For its part, Iran denied carrying out the rocket attack on Israeli positions in the Golan Heights. Tehran condemned Israel for “aggression” on Syria based on “false pretexts”.
There is something of a hall of mirrors here. Israel has carried out as many 100 air strikes on Syria over the past few years, yet Israel is never condemned by Washington, Europe or the UN. Israel is illegally occupying Syrian territory in the Golan Heights since the 1967 Arab-Israeli War, yet when its illegal positions are fired on it is Syria or Iran that is condemned.
We don’t know who fired the alleged rockets last Thursday into the Golan. As noted Iran denies any involvement, and Syrian sources said that the fire may have actually been Israeli shelling of the Syrian side. That is, a false flag provocation.
However, is was lamentable that Germany’s Merkel in particular was quick to categorically denounce Iran for the rocket attack.
Merkel and other European leaders are calling for calm in mounting tensions between Iran and Israel.
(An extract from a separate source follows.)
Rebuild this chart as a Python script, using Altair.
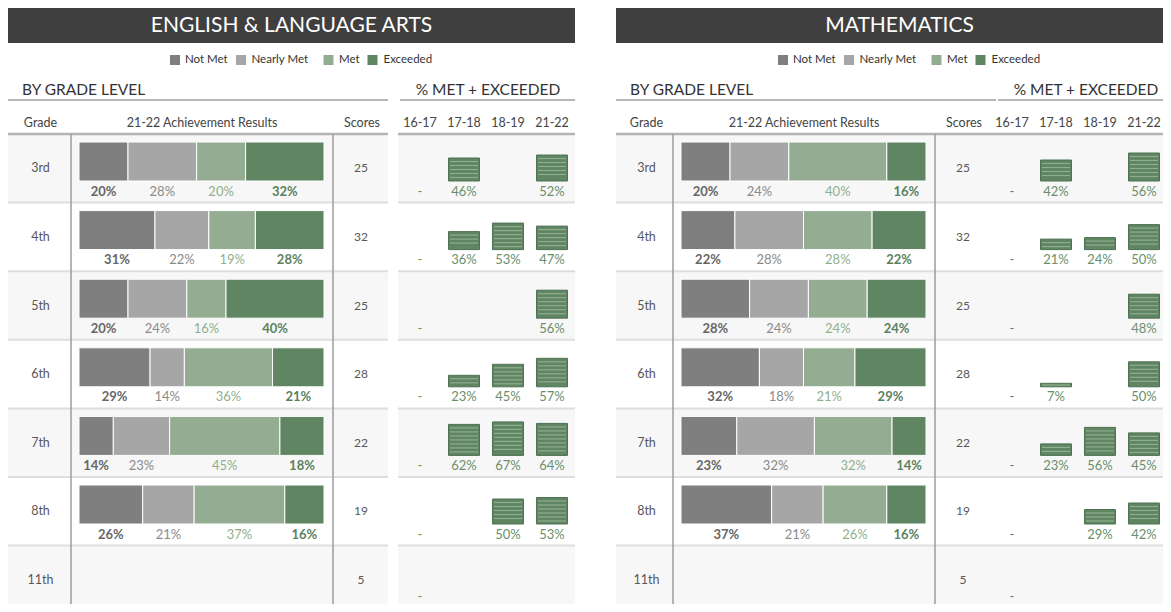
import altair as alt
import pandas as pd

# ---------------- data ----------------
grades = ["3rd", "4th", "5th", "6th", "7th", "8th", "11th"]
levels = ["Not Met", "Nearly Met", "Met", "Exceeded"]
years = ["16-17", "17-18", "18-19", "21-22"]

ela_scores = [25, 32, 25, 28, 22, 19, 5]
ela_not_met = [20, 31, 20, 29, 14, 26, None]
ela_nearly_met = [28, 22, 24, 14, 23, 21, None]
ela_met = [20, 19, 16, 36, 45, 37, None]
ela_exceeded = [32, 28, 40, 21, 18, 16, None]
ela_trend_1617 = [None, None, None, None, None, None, None]
ela_trend_1718 = [46, 36, None, 23, 62, None, None]
ela_trend_1819 = [None, 53, None, 45, 67, 50, None]
ela_trend_2122 = [52, 47, 56, 57, 64, 53, None]

math_scores = [25, 32, 25, 28, 22, 19, 5]
math_not_met = [20, 22, 28, 32, 23, 37, None]
math_nearly_met = [24, 28, 24, 18, 32, 21, None]
math_met = [40, 28, 24, 21, 32, 26, None]
math_exceeded = [16, 22, 24, 29, 14, 16, None]
math_trend_1617 = [None, None, None, None, None, None, None]
math_trend_1718 = [42, 21, None, 7, 23, None, None]
math_trend_1819 = [None, 24, None, None, 56, 29, None]
math_trend_2122 = [56, 50, 48, 50, 45, 42, None]

# ---------------- styles / layout ----------------
LEVEL_FILL = ["#7f7f7f", "#a6a6a6", "#94ad92", "#5f8562"]
LEVEL_TEXT = ["#666666", "#8a8a8a", "#8fb08d", "#5b815e"]
LEVEL_BOLD = [True, False, False, True]
ROW_SHADE = ["#f7f7f7", "#ffffff", "#f7f7f7", "#ffffff", "#f7f7f7", "#ffffff", "#f7f7f7"]

W, H = 1155, 596
OX, OY = 8, 8
ROW_TOP = 134
ROW_H = 68.6
BAR_TOP = 8
BAR_H = 39
LABEL_DY = 30
PX_PER_PCT = 0.5
FONT = "Lato"

XS = alt.Scale(domain=[OX, OX + W], range=[0, W], nice=False, zero=False)
YS = alt.Scale(domain=[OY, OY + H], range=[0, H], nice=False, zero=False)


def row_band():
    r0 = ROW_TOP - OY
    return alt.Scale(domain=grades, range=[r0, r0 + ROW_H * len(grades)],
                     paddingInner=0, paddingOuter=0)


def bar_band():
    p = 1 - BAR_H / ROW_H
    r0 = ROW_TOP - OY + BAR_TOP - (p / 2) * ROW_H
    return alt.Scale(domain=grades, range=[r0, r0 + ROW_H * len(grades)],
                     paddingInner=p, paddingOuter=p / 2)


def rect_layer(df):
    return alt.Chart(df).mark_rect().encode(
        x=alt.X("x:Q", scale=XS, axis=None), x2="x2:Q",
        y=alt.Y("y:Q", scale=YS, axis=None), y2="y2:Q",
        color=alt.Color("fill:N", scale=None),
    )


def rule_layer(df):
    return alt.Chart(df).mark_rule().encode(
        x=alt.X("x:Q", scale=XS, axis=None), x2="x2:Q",
        y=alt.Y("y:Q", scale=YS, axis=None), y2="y2:Q",
        color=alt.Color("stroke:N", scale=None),
        strokeWidth=alt.StrokeWidth("w:Q", scale=None),
    )


def text_layers(rows):
    df = pd.DataFrame(rows)
    out = []
    for (align, weight), sub in df.groupby(["align", "weight"]):
        out.append(alt.Chart(sub.drop(columns=["align", "weight"])).mark_text(
            align=align, baseline="middle", fontWeight=weight, font=FONT).encode(
            x=alt.X("x:Q", scale=XS, axis=None),
            y=alt.Y("y:Q", scale=YS, axis=None),
            text="text:N",
            color=alt.Color("color:N", scale=None),
            size=alt.Size("size:Q", scale=None),
        ))
    return out


def stripe_values(v):
    h = v * PX_PER_PCT
    out = []
    off = 3.5
    while off < h - 2.5:
        out.append(v - off / PX_PER_PCT)
        off += 4.0
    if not out and h > 2:
        out.append(v / 2)
    return out


def subject(title, achievement, scores, trend, hoff, toff, goff, roff, dash_color):
    layers = []
    # ----- layout decorations -----
    rects = [dict(x=8 + hoff, x2=575 + hoff, y=8, y2=43, fill="#3f3f3f")]
    sq_x = [170, 236, 323.5, 367.5]
    for i, lv in enumerate(levels):
        rects.append(dict(x=sq_x[i] + hoff, x2=sq_x[i] + 10 + hoff, y=55, y2=65, fill=LEVEL_FILL[i]))
    layers.append(rect_layer(pd.DataFrame(rects)))

    # row backgrounds
    gdf = pd.DataFrame({"grade": grades, "score": [str(s) for s in scores], "shade": ROW_SHADE})
    for xa, xb in [(8 + hoff, 388 + toff), (398 + roff, 575 + toff)]:
        layers.append(alt.Chart(gdf).mark_rect().encode(
            y=alt.Y("grade:N", scale=row_band(), axis=None),
            x=alt.value(xa - OX), x2=alt.value(xb - OX),
            color=alt.Color("shade:N", scale=None)))
        layers.append(alt.Chart(gdf.iloc[1:]).mark_rule(color="#dedede", strokeWidth=2).encode(
            y=alt.Y("grade:N", scale=row_band(), axis=None, bandPosition=0),
            x=alt.value(xa - OX), x2=alt.value(xb - OX)))

    rules = [
        dict(x=8 + hoff, x2=388 + hoff, y=100, y2=100, stroke="#9f9f9f", w=1.5),
        dict(x=400 + roff + (hoff - toff), x2=575 + hoff, y=100, y2=100, stroke="#9f9f9f", w=1.5),
        dict(x=8 + hoff, x2=388 + toff, y=134, y2=134, stroke="#b5b5b5", w=2.5),
        dict(x=398 + roff, x2=575 + toff, y=134, y2=134, stroke="#b5b5b5", w=2.5),
        dict(x=71 + toff, x2=71 + toff, y=134, y2=612, stroke="#9c9c9c", w=1.5),
        dict(x=333 + toff, x2=333 + toff, y=134, y2=612, stroke="#9c9c9c", w=1.5),
    ]
    layers.append(rule_layer(pd.DataFrame(rules)))

    # ----- stacked achievement bars -----
    rows = []
    for li, vals in enumerate(achievement):
        for g, v in zip(grades, vals):
            if v is not None:
                rows.append(dict(grade=g, idx=li, pct=v, fill=LEVEL_FILL[li],
                                 lab=LEVEL_TEXT[li], text=f"{v}%", bold=LEVEL_BOLD[li]))
    adf = pd.DataFrame(rows)
    xs_bar = alt.Scale(domain=[0, 1], range=[79 + toff - OX, 324 + toff - OX], nice=False, zero=False)
    base = alt.Chart(adf).transform_stack(
        stack="pct", groupby=["grade"], as_=["s0", "s1"],
        sort=[alt.SortField("idx", order="ascending")], offset="normalize",
    ).transform_calculate(mid="(datum.s0 + datum.s1) / 2")
    layers.append(base.mark_rect(stroke="white", strokeWidth=1).encode(
        x=alt.X("s0:Q", scale=xs_bar, axis=None), x2="s1:Q",
        y=alt.Y("grade:N", scale=bar_band(), axis=None),
        color=alt.Color("fill:N", scale=None)))
    for flag, weight in [(True, "bold"), (False, "normal")]:
        layers.append(base.transform_filter(f"datum.bold == {str(flag).lower()}").mark_text(
            font=FONT, fontSize=13, fontWeight=weight, baseline="middle", dy=LABEL_DY).encode(
            x=alt.X("mid:Q", scale=xs_bar, axis=None),
            y=alt.Y("grade:N", scale=bar_band(), axis=None),
            text="text:N",
            color=alt.Color("lab:N", scale=None)))

    # grade labels & scores
    layers.append(alt.Chart(gdf).mark_text(font=FONT, fontSize=12.5, color="#575757", baseline="middle").encode(
        y=alt.Y("grade:N", scale=row_band(), axis=None), x=alt.value(40.5 + goff - OX), text="grade:N"))
    layers.append(alt.Chart(gdf).mark_text(font=FONT, fontSize=12, color="#575757", baseline="middle").encode(
        y=alt.Y("grade:N", scale=row_band(), axis=None), x=alt.value(361 + toff - OX), text="score:N"))

    # ----- % met + exceeded mini bars -----
    xs_mini = alt.Scale(domain=years, range=[398 + roff - OX, 574 + roff - OX],
                        paddingInner=0.295, paddingOuter=0.1475)
    trows, srows = [], []
    for yr, vals in zip(years, trend):
        for gi, (g, v) in enumerate(zip(grades, vals)):
            if v is None:
                if yr == years[0]:
                    trows.append(dict(grade=g, gi=gi, year=yr, v=None, zero=0, text="-", color=dash_color))
                continue
            trows.append(dict(grade=g, gi=gi, year=yr, v=v, zero=0, text=f"{v}%", color="#6a8f6c"))
            for sv in stripe_values(v):
                srows.append(dict(grade=g, gi=gi, year=yr, sv=sv))
    tdf = pd.DataFrame(trows)
    sdf = pd.DataFrame(srows)
    for gi, g in enumerate(grades):
        sub = tdf[(tdf["gi"] == gi) & tdf["v"].notna()]
        if len(sub) == 0:
            continue
        base_px = ROW_TOP + gi * ROW_H + BAR_TOP + BAR_H - OY
        ys = alt.Scale(domain=[0, 100], range=[base_px, base_px - 100 * PX_PER_PCT], nice=False, zero=False)
        layers.append(alt.Chart(sub.drop(columns=["text", "color"])).mark_rect(
            color="#5f8563", stroke="#4e7252", strokeWidth=1).encode(
            x=alt.X("year:N", scale=xs_mini, axis=None),
            y=alt.Y("v:Q", scale=ys, axis=None), y2="zero:Q"))
        ssub = sdf[sdf["gi"] == gi]
        if len(ssub):
            layers.append(alt.Chart(ssub).mark_tick(color="#a6bda4", size=28, thickness=1.2).encode(
                x=alt.X("year:N", scale=xs_mini, axis=None),
                y=alt.Y("sv:Q", scale=ys, axis=None)))
    tl = tdf.drop(columns=["v"])
    last = grades[-1]
    for sub, dy in [(tl[tl["grade"] != last], LABEL_DY), (tl[tl["grade"] == last], 24)]:
        layers.append(alt.Chart(sub).mark_text(
            font=FONT, fontSize=13, baseline="middle", dy=dy).encode(
            x=alt.X("year:N", scale=xs_mini, axis=None),
            y=alt.Y("grade:N", scale=bar_band(), axis=None),
            text="text:N",
            color=alt.Color("color:N", scale=None)))

    # ----- header texts -----
    leg_tx = [185, 251.5, 339, 383.5]
    texts = [
        dict(x=291.5 + hoff, y=26, text=title, color="#ffffff", size=21, align="center", weight="normal"),
        dict(x=22 + hoff, y=90, text="BY GRADE LEVEL", color="#333333", size=15.5, align="left", weight="normal"),
        dict(x=488 + roff + (hoff - toff), y=90, text="% MET + EXCEEDED", color="#333333", size=15.5, align="center", weight="normal"),
        dict(x=40.5 + goff, y=123, text="Grade", color="#444444", size=12.5, align="center", weight="normal"),
        dict(x=202 + toff, y=123, text="21-22 Achievement Results", color="#444444", size=12.5, align="center", weight="normal"),
        dict(x=362 + toff, y=123, text="Scores", color="#444444", size=12.5, align="center", weight="normal"),
    ]
    for i, lv in enumerate(levels):
        texts.append(dict(x=leg_tx[i] + hoff, y=60, text=lv, color="#333333", size=11.5, align="left", weight="normal"))
    layers += text_layers(texts)
    layers.append(alt.Chart(pd.DataFrame({"year": years})).mark_text(
        font=FONT, fontSize=12.5, color="#444444", baseline="middle").encode(
        x=alt.X("year:N", scale=xs_mini, axis=None),
        y=alt.value(123 - OY), text="year:N"))
    return layers


layers = []
layers += subject("ENGLISH & LANGUAGE ARTS",
                  [ela_not_met, ela_nearly_met, ela_met, ela_exceeded], ela_scores,
                  [ela_trend_1617, ela_trend_1718, ela_trend_1819, ela_trend_2122],
                  hoff=0, toff=0, goff=0, roff=0, dash_color="#8a8a5c")
layers += subject("MATHEMATICS",
                  [math_not_met, math_nearly_met, math_met, math_exceeded], math_scores,
                  [math_trend_1617, math_trend_1718, math_trend_1819, math_trend_2122],
                  hoff=608, toff=602, goff=606, roff=592, dash_color="#5f7d88")

chart = alt.layer(*layers).resolve_scale(
    x="independent", y="independent"
).properties(
    width=W, height=H, padding=0, background="white",
    autosize=alt.AutoSizeParams(type="none"),
).configure_view(stroke=None)

chart.save("out.html", embed_options={"renderer": "svg", "actions": False})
But the EU seems to be mute when it comes to rebuking Israel over what is brazen and repeated aggression towards Syria and Iranian forces legally present in that country.
What appears to be underway is connivance between Washington, Israel and Saudi Arabia to intensify efforts at framing Iran for “malign behavior”.
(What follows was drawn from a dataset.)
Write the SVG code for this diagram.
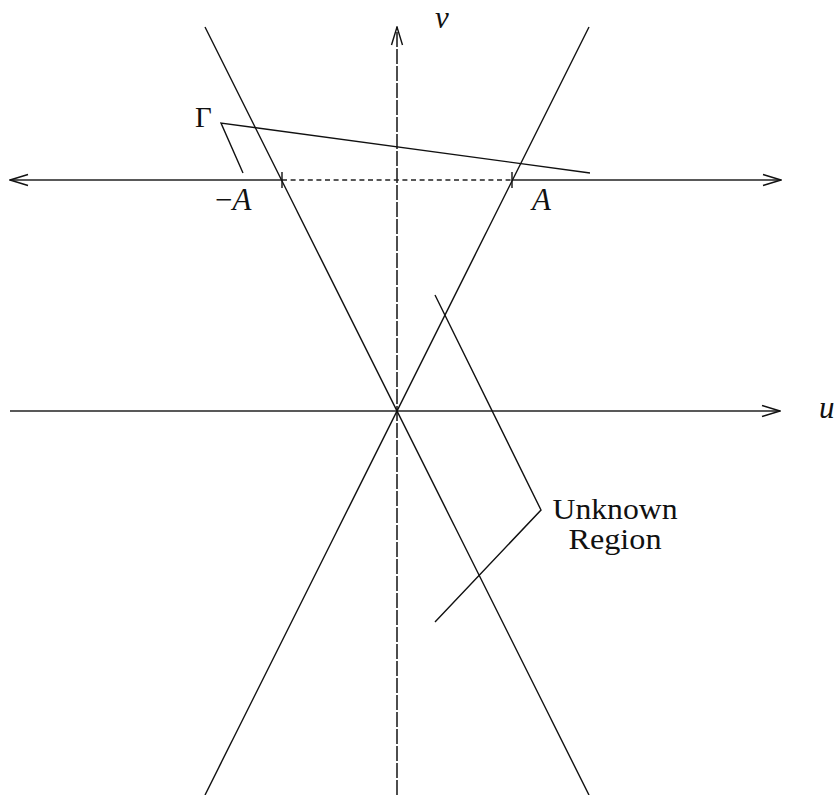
<svg xmlns="http://www.w3.org/2000/svg" width="840" height="795" viewBox="0 0 840 795">
<defs>
<style>
.ln{stroke:#111;stroke-width:1.4;fill:none;stroke-linecap:butt}
.ax{stroke:#222;stroke-width:1.6;fill:none}
.vdash{stroke-dasharray:15 2}
.hdash{stroke-dasharray:5 3.6}
.math{font-family:"Liberation Serif","Times New Roman",serif;font-style:italic;font-size:31px;fill:#111}
.rm{font-family:"Liberation Serif","Times New Roman",serif;font-size:29px;fill:#111}
</style>
<marker id="arr" viewBox="0 0 20 14" refX="19" refY="7" markerWidth="20" markerHeight="14" markerUnits="userSpaceOnUse" orient="auto">
<path d="M1,1.5 L19,7 L1,12.5" fill="none" stroke="#111" stroke-width="1.4"/>
</marker>
</defs>
<rect width="840" height="795" fill="#fff"/>
<g id="connectors">
<line id="v-axis" class="ax vdash" x1="397" y1="795" x2="397" y2="27" marker-end="url(#arr)"/>
<line id="u-axis" class="ax" x1="10" y1="411" x2="780" y2="411" marker-end="url(#arr)"/>
<line class="ax" x1="282" y1="180" x2="10" y2="180" marker-end="url(#arr)"/>
<line class="ax hdash" x1="282" y1="180" x2="512" y2="180"/>
<line class="ax" x1="512" y1="180" x2="781" y2="180" marker-end="url(#arr)"/>
<line class="ln" x1="282" y1="172" x2="282" y2="188"/>
<line class="ln" x1="512" y1="172" x2="512" y2="188"/>
<line class="ln" x1="205" y1="27" x2="589" y2="795"/>
<line class="ln" x1="589" y1="27" x2="205" y2="795"/>
<polyline class="ln" points="243,173 221,123 590,173"/>
<polyline class="ln" points="435,295 541,510 435,622"/>
</g>
<g id="label-v"><text class="math" x="435" y="28" font-size="28">v</text></g>
<g id="label-u"><text class="math" x="819" y="418" font-size="28">u</text></g>
<g id="label-gamma"><text class="rm" x="195" y="127" font-size="29">Γ</text></g>
<g id="label-minusA"><text class="math" x="215" y="210"><tspan font-style="normal">−</tspan>A</text></g>
<g id="label-A"><text class="math" x="532" y="210">A</text></g>
<g id="label-unknown">
<text class="rm" x="615" y="519" text-anchor="middle" textLength="125" lengthAdjust="spacingAndGlyphs">Unknown</text>
<text class="rm" x="615" y="549" text-anchor="middle" textLength="93" lengthAdjust="spacingAndGlyphs">Region</text>
</g>
</svg>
The connivance takes on greater urgency this week as international signatories to the JCPOA engage in shuttle diplomacy to salvage the accord.
If the Europeans in particular hold strong to their vested strategic interests, the rebound of a salvaged nuclear deal could play very badly on Washington, especially if the Europeans move towards closer cooperation with Russia and China to block American abuse of international finance for its extraterritorial sanctions. In defending their interests, the Europeans will have to, by necessity, create financing and legal mechanisms that will ultimately undermine the US dollar and Washington’s control over international banking.
Regardless of Trump’s stated belief in Netanyahu’s anti-Iran fantasies, Washington probably knows deep down that Iran’s compliance with the JCPOA is in fact irreproachable. That would mean the Europeans and all others having strong incentive to maintain the nuclear deal and make it work.
That then leaves the only other option for sabotaging the deal as inciting conflict with Iran, or provoking Tehran into military action which will suitably be distorted by Western media as “malign behavior”. If that cynical outcome can be achieved then the Europeans will likely withdraw their support for the Iran deal.
There is a real danger that a false flag “atrocity” will be carried out this week by the US and its client regimes in order to incriminate Iran and blow up the international nuclear accord.